Subject to the satisfaction (or waiver) of the New Financing Condition, the Settlement Date in respect of the Notes accepted for purchase pursuant to the Offers is expected to be 20 November 2025.
Banco Bilbao Vizcaya Argentaria, S.A. (Telephone: +44 207 397 6061; Attention: Liability Management; Email: liabilitymanagement@bbva.com); Barclays Bank PLC (Telephone: +44 20 3134 8515; Attention: Liability Management Group; Email: eu.lm@barclays.com); Citigroup Global Markets Limited (Telephone: +44 20 7986 8969; Attention: Liability Management Group; Email: liabilitymanagement.europe@citi.com); NatWest Markets Plc (Telephone: +44 20 7678 5222; Attention: Liability Management; Email: NWMLiabilityManagement@natwestmarkets.com); and Standard Chartered Bank (Telephone: +44 20 7885 5739; Attention: Liability Management; Email: liability_management@sc.com) acted as Dealer Managers for the Offers.
Kroll Issuer Services (Telephone: +44 20 7704 0880; Attention: Scott Boswell; Email: bupa@is.kroll.com; Offer Website: https://deals.is.kroll.com/bupa) acted as Tender Agent for the Offers.
This announcement is released by the Offeror and contains information that qualified or may have qualified as inside information for the purposes of Article 7 of the Market Abuse Regulation (EU) 596/2014 (as it forms part of UK domestic law by virtue of the EUWA (UK MAR)), encompassing information relating to the Offers described above. For the purposes of UK MAR and Article 2 of the binding technical standards published by the Financial Conduct Authority in relation to MAR as regards Commission Implementing Regulation (EU) 2016/1055, this announcement is made by Tracey Crosier, Director of Group Corporate Governance at the Offeror.
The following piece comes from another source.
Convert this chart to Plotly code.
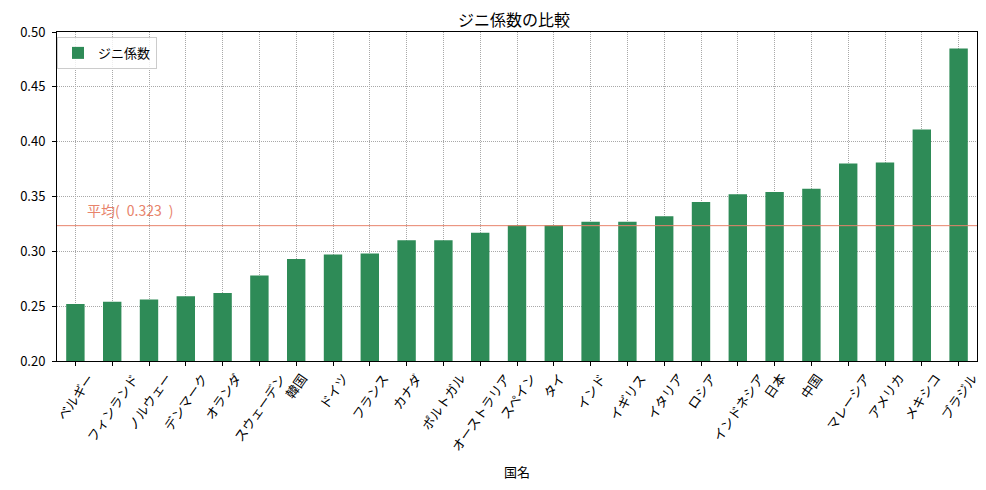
import plotly.graph_objects as go

# Gini coefficients by country (sorted ascending)
countries = [
    'ベルギー', 'フィンランド', 'ノルウェー', 'デンマーク', 'オランダ',
    'スウェーデン', '韓国', 'ドイツ', 'フランス', 'カナダ',
    'ポルトガル', 'オーストラリア', 'スペイン', 'タイ', 'インド',
    'イギリス', 'イタリア', 'ロシア', 'インドネシア', '日本',
    '中国', 'マレーシア', 'アメリカ', 'メキシコ', 'ブラジル'
]
gini = [
    0.252, 0.254, 0.256, 0.259, 0.262,
    0.278, 0.293, 0.297, 0.298, 0.310,
    0.310, 0.317, 0.324, 0.324, 0.327,
    0.327, 0.332, 0.345, 0.352, 0.354,
    0.357, 0.380, 0.381, 0.411, 0.485
]
y_ticks = [0.20, 0.25, 0.30, 0.35, 0.40, 0.45, 0.50]

mean_val = sum(gini) / len(gini)

FONT = 'Noto Sans CJK JP'
BAR_COLOR = '#2e8b57'
MEAN_COLOR = '#e8836b'
GRID_COLOR = '#a8a8a8'

fig = go.Figure()
fig.add_trace(go.Bar(x=countries, y=gini, name='ジニ係数',
                     marker=dict(color=BAR_COLOR, line=dict(width=0)),
                     width=0.5, showlegend=True))

# average line + label
fig.add_hline(y=mean_val, line=dict(color=MEAN_COLOR, width=1))
fig.add_annotation(x=0.25, y=mean_val + 0.003, xref='x', yref='y',
                   text=f'平均(&#8194;{mean_val:.3f}&#8194;)', showarrow=False,
                   xanchor='left', yanchor='bottom',
                   font=dict(family=FONT, size=14, color=MEAN_COLOR))

# rotated category labels, centred under each tick (matplotlib style)
for c in countries:
    fig.add_annotation(x=c, y=0, xref='x', yref='paper', yshift=-6,
                       text=c, showarrow=False, textangle=-55,
                       xanchor='center', yanchor='top',
                       font=dict(family=FONT, size=13, color='black'))

# title and x axis title
fig.add_annotation(x=0.497, y=1, xref='paper', yref='paper', yshift=13,
                   text='ジニ係数の比較', showarrow=False,
                   xanchor='center', yanchor='middle',
                   font=dict(family=FONT, size=16, color='black'))
fig.add_annotation(x=0.5, y=-0.335, xref='paper', yref='paper', text='国名',
                   showarrow=False, xanchor='center', yanchor='middle',
                   font=dict(family=FONT, size=13, color='black'))

# page is drawn with an 8px body margin, so margins are shifted to compensate
fig.update_layout(
    width=986, height=490,
    margin=dict(l=40, r=17, t=24, b=137),
    paper_bgcolor='white', plot_bgcolor='white',
    font=dict(family=FONT, size=13, color='black'),
    legend=dict(x=0.0, y=0.985, xanchor='left', yanchor='top',
                bgcolor='rgba(255,255,255,0.8)', bordercolor='#cccccc', borderwidth=1,
                font=dict(family=FONT, size=13), itemwidth=30,
                tracegroupgap=0),
)
fig.update_xaxes(
    range=[-0.5, len(countries) - 0.5],
    showticklabels=False, ticks='outside', ticklen=4, tickcolor='black',
    showline=True, linecolor='black', linewidth=1, mirror=True,
    showgrid=True, gridcolor=GRID_COLOR, griddash='1px,1px', gridwidth=0.7,
)
fig.update_yaxes(
    range=[0.20, 0.50], tickvals=y_ticks, tickformat='.2f',
    ticks='outside', ticklen=4, tickcolor='black', ticklabelstandoff=4,
    showline=True, linecolor='black', linewidth=1, mirror=True,
    showgrid=True, gridcolor=GRID_COLOR, griddash='1px,1px', gridwidth=0.7,
    zeroline=False, tickfont=dict(family=FONT, size=13),
)

fig.write_html('out.html')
Offeror LEI: ZIMCVQHUFZ8GVHENP290.
DISCLAIMER This announcement must be read in conjunction with the Tender Offer Memorandum. No offer or invitation to acquire any securities is being made pursuant to this announcement. The distribution of this announcement and the Tender Offer Memorandum in certain jurisdictions may be restricted by law. Persons into whose possession this announcement and/or the Tender Offer Memorandum comes are required by each of the Offeror, the Dealer Managers and the Tender Agent to inform themselves about, and to observe, any such restrictions.